Izadi woman Ashwaq Haji (1st-L), who was allegedly used by Daesh as a sex slave, visits the Lalish temple with other Izadi women in tribute to the terrorists' victims from her village of Kocho near the town of Sinjar in northern Iraq, on August 15, 2018. (Photo by AFP)

A group of women from Iraq's Izadi religious minority who were kidnapped and sexually abused by Daesh are seeking to join a legal case against a French firm charged with paying millions to the terrorist group.

Lawyers said on Friday that they had filed an application for the women to become civil parties to the case against cement giant Lafarge.

On June 28, a panel of judges in Paris handed preliminary charges to Lafarge over complicity in crimes against humanity and financing terrorists.

The judges ordered it to pay 30 million euros ($35 million) as security deposit before a trial could open on the company’s alleged crimes.

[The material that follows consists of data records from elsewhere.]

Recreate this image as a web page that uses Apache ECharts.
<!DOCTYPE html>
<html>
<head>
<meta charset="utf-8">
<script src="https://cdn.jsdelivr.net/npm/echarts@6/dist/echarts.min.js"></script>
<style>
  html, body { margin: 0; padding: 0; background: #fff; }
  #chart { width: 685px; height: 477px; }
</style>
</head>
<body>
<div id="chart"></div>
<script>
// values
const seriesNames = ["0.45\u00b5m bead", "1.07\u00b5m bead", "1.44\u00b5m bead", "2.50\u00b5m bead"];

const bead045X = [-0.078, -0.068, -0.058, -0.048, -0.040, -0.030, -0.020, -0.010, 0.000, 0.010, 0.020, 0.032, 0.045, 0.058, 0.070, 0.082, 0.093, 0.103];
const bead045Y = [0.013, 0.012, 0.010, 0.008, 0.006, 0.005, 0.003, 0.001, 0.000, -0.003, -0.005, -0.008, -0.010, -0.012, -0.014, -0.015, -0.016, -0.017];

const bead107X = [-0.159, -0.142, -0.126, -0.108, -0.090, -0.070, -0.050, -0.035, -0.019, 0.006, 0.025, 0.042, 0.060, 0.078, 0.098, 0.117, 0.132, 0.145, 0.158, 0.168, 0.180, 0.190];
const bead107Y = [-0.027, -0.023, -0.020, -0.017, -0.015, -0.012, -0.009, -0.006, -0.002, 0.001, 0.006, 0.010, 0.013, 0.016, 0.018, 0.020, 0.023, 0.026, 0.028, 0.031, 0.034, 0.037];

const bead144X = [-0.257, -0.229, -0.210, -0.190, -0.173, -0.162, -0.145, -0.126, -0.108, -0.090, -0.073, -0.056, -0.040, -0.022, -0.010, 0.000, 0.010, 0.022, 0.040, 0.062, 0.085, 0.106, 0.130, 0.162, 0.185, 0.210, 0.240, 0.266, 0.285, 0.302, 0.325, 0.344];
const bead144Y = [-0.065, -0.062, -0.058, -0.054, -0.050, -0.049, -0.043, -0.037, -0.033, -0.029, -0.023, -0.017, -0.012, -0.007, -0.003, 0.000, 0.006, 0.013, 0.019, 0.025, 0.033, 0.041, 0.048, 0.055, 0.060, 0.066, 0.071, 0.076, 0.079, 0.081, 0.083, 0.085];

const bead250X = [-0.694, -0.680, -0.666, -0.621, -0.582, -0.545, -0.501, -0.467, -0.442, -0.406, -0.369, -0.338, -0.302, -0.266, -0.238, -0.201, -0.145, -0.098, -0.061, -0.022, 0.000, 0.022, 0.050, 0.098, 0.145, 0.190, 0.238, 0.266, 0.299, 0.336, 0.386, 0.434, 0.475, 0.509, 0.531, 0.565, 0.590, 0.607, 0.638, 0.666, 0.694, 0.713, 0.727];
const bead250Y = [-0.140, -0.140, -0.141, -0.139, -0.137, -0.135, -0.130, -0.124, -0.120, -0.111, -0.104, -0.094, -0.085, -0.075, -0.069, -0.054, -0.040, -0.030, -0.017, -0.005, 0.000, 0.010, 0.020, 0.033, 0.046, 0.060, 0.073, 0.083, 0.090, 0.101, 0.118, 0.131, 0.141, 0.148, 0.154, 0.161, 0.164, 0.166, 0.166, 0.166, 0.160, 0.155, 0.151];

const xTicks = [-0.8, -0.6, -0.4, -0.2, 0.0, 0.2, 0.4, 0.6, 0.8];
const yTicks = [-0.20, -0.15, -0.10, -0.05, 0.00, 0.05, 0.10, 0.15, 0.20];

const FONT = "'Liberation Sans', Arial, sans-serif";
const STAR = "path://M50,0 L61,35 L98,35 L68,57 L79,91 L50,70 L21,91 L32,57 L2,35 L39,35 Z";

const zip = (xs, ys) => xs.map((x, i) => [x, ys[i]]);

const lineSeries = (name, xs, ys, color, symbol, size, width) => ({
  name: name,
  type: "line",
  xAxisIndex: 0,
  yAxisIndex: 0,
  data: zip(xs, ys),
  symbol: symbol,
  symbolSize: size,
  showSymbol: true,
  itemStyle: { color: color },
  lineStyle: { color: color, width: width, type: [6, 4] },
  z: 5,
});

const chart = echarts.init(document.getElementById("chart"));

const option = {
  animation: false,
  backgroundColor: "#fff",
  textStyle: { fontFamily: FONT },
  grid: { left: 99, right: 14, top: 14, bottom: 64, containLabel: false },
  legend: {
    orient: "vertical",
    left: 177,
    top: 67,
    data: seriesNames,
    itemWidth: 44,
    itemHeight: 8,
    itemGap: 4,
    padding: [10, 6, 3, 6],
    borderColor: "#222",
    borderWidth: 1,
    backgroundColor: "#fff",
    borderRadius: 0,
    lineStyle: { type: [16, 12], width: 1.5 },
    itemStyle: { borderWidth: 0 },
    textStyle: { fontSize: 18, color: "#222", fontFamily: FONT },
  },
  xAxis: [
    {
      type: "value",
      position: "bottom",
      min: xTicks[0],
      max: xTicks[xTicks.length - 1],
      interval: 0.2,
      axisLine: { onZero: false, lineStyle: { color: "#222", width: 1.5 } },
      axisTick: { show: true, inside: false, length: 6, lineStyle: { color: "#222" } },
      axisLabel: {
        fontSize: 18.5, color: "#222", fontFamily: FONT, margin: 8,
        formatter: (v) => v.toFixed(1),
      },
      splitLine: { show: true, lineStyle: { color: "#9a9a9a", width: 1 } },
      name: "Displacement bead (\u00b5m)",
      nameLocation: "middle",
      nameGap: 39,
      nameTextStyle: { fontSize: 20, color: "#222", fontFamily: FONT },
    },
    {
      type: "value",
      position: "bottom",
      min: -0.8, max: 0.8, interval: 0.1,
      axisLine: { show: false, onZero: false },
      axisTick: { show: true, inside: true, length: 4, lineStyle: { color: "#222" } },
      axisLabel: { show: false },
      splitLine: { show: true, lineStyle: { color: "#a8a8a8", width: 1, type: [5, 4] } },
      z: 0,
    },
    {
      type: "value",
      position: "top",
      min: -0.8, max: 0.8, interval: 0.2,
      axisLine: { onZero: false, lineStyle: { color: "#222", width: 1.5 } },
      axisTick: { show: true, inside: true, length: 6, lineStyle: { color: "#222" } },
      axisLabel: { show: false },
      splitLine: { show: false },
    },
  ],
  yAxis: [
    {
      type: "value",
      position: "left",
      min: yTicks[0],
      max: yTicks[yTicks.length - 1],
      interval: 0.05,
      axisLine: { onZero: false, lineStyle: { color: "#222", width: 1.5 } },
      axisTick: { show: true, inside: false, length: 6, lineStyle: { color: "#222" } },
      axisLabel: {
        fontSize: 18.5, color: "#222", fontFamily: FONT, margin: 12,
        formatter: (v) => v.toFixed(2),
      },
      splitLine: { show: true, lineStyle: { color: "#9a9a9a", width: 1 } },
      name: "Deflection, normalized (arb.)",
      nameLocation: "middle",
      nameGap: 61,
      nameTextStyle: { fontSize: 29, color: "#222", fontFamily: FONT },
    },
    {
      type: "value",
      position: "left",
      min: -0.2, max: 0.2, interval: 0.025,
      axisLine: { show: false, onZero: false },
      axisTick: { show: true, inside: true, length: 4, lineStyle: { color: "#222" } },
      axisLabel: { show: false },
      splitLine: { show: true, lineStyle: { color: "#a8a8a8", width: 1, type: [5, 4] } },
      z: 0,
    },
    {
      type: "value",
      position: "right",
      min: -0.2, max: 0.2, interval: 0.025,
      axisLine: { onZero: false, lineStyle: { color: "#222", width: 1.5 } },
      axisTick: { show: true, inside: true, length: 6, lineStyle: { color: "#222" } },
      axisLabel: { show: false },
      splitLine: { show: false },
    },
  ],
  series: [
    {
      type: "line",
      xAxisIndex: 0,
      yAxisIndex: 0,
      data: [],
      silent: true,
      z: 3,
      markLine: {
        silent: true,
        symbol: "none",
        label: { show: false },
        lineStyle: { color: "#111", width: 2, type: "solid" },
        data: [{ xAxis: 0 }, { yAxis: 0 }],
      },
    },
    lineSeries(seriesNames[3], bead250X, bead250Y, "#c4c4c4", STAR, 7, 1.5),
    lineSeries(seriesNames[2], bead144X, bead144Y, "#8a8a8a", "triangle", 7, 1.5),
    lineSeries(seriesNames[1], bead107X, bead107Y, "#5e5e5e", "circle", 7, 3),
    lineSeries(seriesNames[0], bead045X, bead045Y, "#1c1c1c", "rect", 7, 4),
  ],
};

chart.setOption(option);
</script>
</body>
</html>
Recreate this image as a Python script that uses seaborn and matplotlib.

Back then, rights campaigners welcomed the move and acknowledged that it showed the courts were beginning to recognize the role of Lafarge in spreading chaos.

The company faces allegations that it paid nearly €13 million ($14,700 million) to terrorists, including those belonging to Daesh, to keep a factory open in Syria. It also faces charges of endangering the lives of former employees in its branch in the northern Syrian Jalabiya region.

Lafarge is accused of paying the terrorists long after other French companies and multinationals had pulled out of Syria due to the spread of militancy.

The case marks the first time a multinational company has been charged with complicity in international crimes by Daesh.

"It (the case against Lafarge) provides an opportunity to establish that ISIS (Daesh), and all those who assisted them, will be held to account for their crimes, and that victims will be awarded just compensation," lawyer Amal Clooney, who represents the Izadi minority, said in a statement.

"And it sends an important message to corporations that are complicit in the commission of international crimes that they will face legal consequences for their actions," she added.

Clooney said the women were the victims of "forced displacement, executions, kidnappings, and ... sexual enslavement."

The Izadis are considered to be “devil worshipers” by Daesh, which invaded Iraq and Syria in 2014 and was later defeated by the two countries. 

Thousands of females from the minority were kidnapped by the group that year and subjected to torture and rape.